Task data:

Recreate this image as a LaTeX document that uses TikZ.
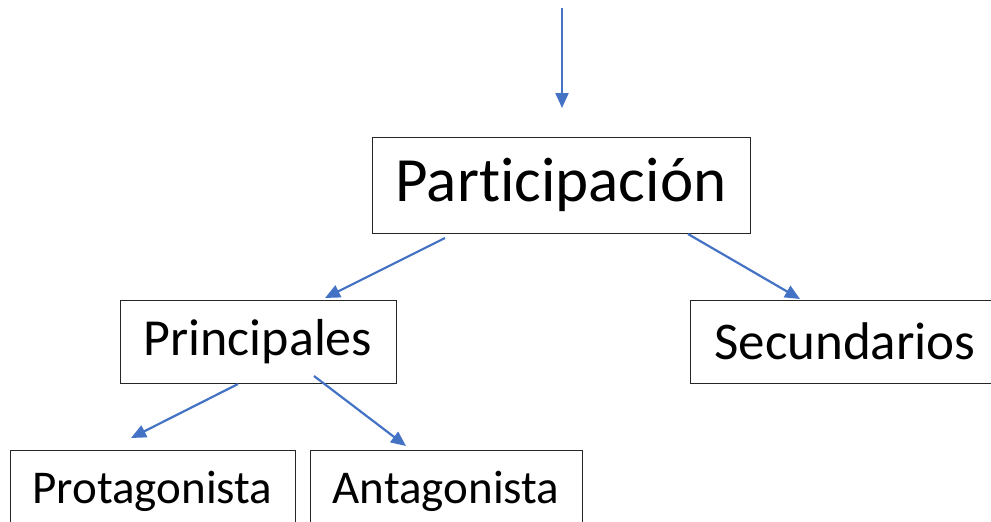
\documentclass[tikz,border=0pt]{standalone}
\usepackage{fontspec}
\setmainfont{Carlito}[Ligatures=NoCommon]
\usetikzlibrary{arrows.meta}
\definecolor{flecha}{RGB}{68,114,196}
\tikzset{
  caja/.style={draw=black!85,line width=1pt,inner sep=0pt,anchor=center},
  flechaazul/.style={draw=flecha,line width=2.2pt,-{Triangle[length=15pt,width=13pt]}}
}
\begin{document}
\begin{tikzpicture}[x=1pt,y=-1pt]
        \useasboundingbox (0,0) rectangle (991,522);

        % cajas
        \node[caja,minimum width=378pt,minimum height=96pt,font=\fontsize{63}{70}\selectfont] (part) at (561,185) {\raisebox{-3pt}{Participación}};
        \node[caja,minimum width=276pt,minimum height=83pt,font=\fontsize{52}{60}\selectfont] (princ) at (258,341.5) {Principales};
        \node[caja,minimum width=310pt,minimum height=83pt,font=\fontsize{53}{60}\selectfont] (sec) at (845,341.5) {Secundarios};
        \node[caja,minimum width=285pt,minimum height=83pt,font=\fontsize{47}{55}\selectfont] (prot) at (152.5,491.5) {Protagonista};
        \node[caja,minimum width=272pt,minimum height=83pt,font=\fontsize{47}{55}\selectfont] (ant) at (446,491.5) {Antagonista};

        % extremos de las flechas
        \coordinate (ini) at (562,8);
        \coordinate (fin) at (562,108);
        \coordinate (p1) at (445,238);
        \coordinate (p2) at (325,298);
        \coordinate (p3) at (688,234);
        \coordinate (p4) at (800,299);
        \coordinate (q1) at (238,384);
        \coordinate (q2) at (131,438);
        \coordinate (q3) at (314,376);
        \coordinate (q4) at (406,446);

        \draw[flechaazul] (ini) -- (fin);
        \draw[flechaazul] (p1) -- (p2);
        \draw[flechaazul] (p3) -- (p4);
        \draw[flechaazul] (q1) -- (q2);
        \draw[flechaazul] (q3) -- (q4);
\end{tikzpicture}
\end{document}
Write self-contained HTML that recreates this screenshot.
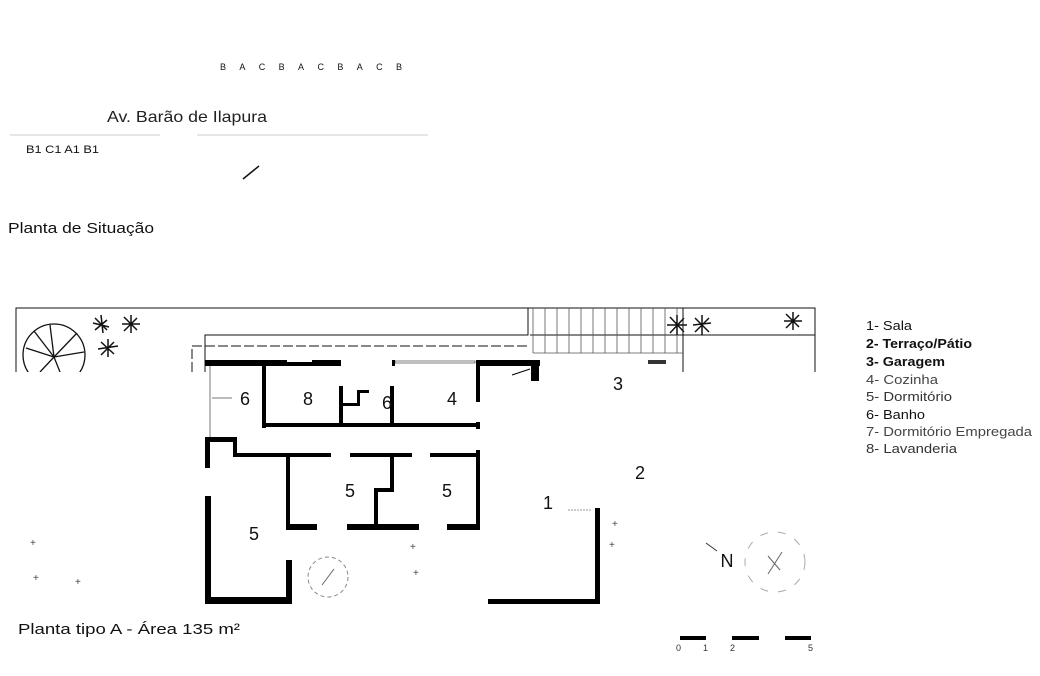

Required work: Leaving all pictures aside, quote each record exactly.

Finished exercise:
Recreate this image as a LaTeX document that uses TikZ.
\documentclass[tikz,border=0pt]{standalone}
\usepackage{fontspec}
\setmainfont{Carlito}[Ligatures=NoCommon]
\usetikzlibrary{arrows.meta}
\definecolor{flecha}{RGB}{68,114,196}
\tikzset{
  caja/.style={draw=black!85,line width=1pt,inner sep=0pt,anchor=center},
  flechaazul/.style={draw=flecha,line width=2.2pt,-{Triangle[length=15pt,width=13pt]}}
}
\begin{document}
\begin{tikzpicture}[x=1pt,y=-1pt]
        \useasboundingbox (0,0) rectangle (991,522);

        % cajas
        \node[caja,minimum width=378pt,minimum height=96pt,font=\fontsize{63}{70}\selectfont] (part) at (561,185) {\raisebox{-3pt}{Participación}};
        \node[caja,minimum width=276pt,minimum height=83pt,font=\fontsize{52}{60}\selectfont] (princ) at (258,341.5) {Principales};
        \node[caja,minimum width=310pt,minimum height=83pt,font=\fontsize{53}{60}\selectfont] (sec) at (845,341.5) {Secundarios};
        \node[caja,minimum width=285pt,minimum height=83pt,font=\fontsize{47}{55}\selectfont] (prot) at (152.5,491.5) {Protagonista};
        \node[caja,minimum width=272pt,minimum height=83pt,font=\fontsize{47}{55}\selectfont] (ant) at (446,491.5) {Antagonista};

        % extremos de las flechas
        \coordinate (ini) at (562,8);
        \coordinate (fin) at (562,108);
        \coordinate (p1) at (445,238);
        \coordinate (p2) at (325,298);
        \coordinate (p3) at (688,234);
        \coordinate (p4) at (800,299);
        \coordinate (q1) at (238,384);
        \coordinate (q2) at (131,438);
        \coordinate (q3) at (314,376);
        \coordinate (q4) at (406,446);

        \draw[flechaazul] (ini) -- (fin);
        \draw[flechaazul] (p1) -- (p2);
        \draw[flechaazul] (p3) -- (p4);
        \draw[flechaazul] (q1) -- (q2);
        \draw[flechaazul] (q3) -- (q4);
\end{tikzpicture}
\end{document}
Write self-contained HTML that recreates this screenshot.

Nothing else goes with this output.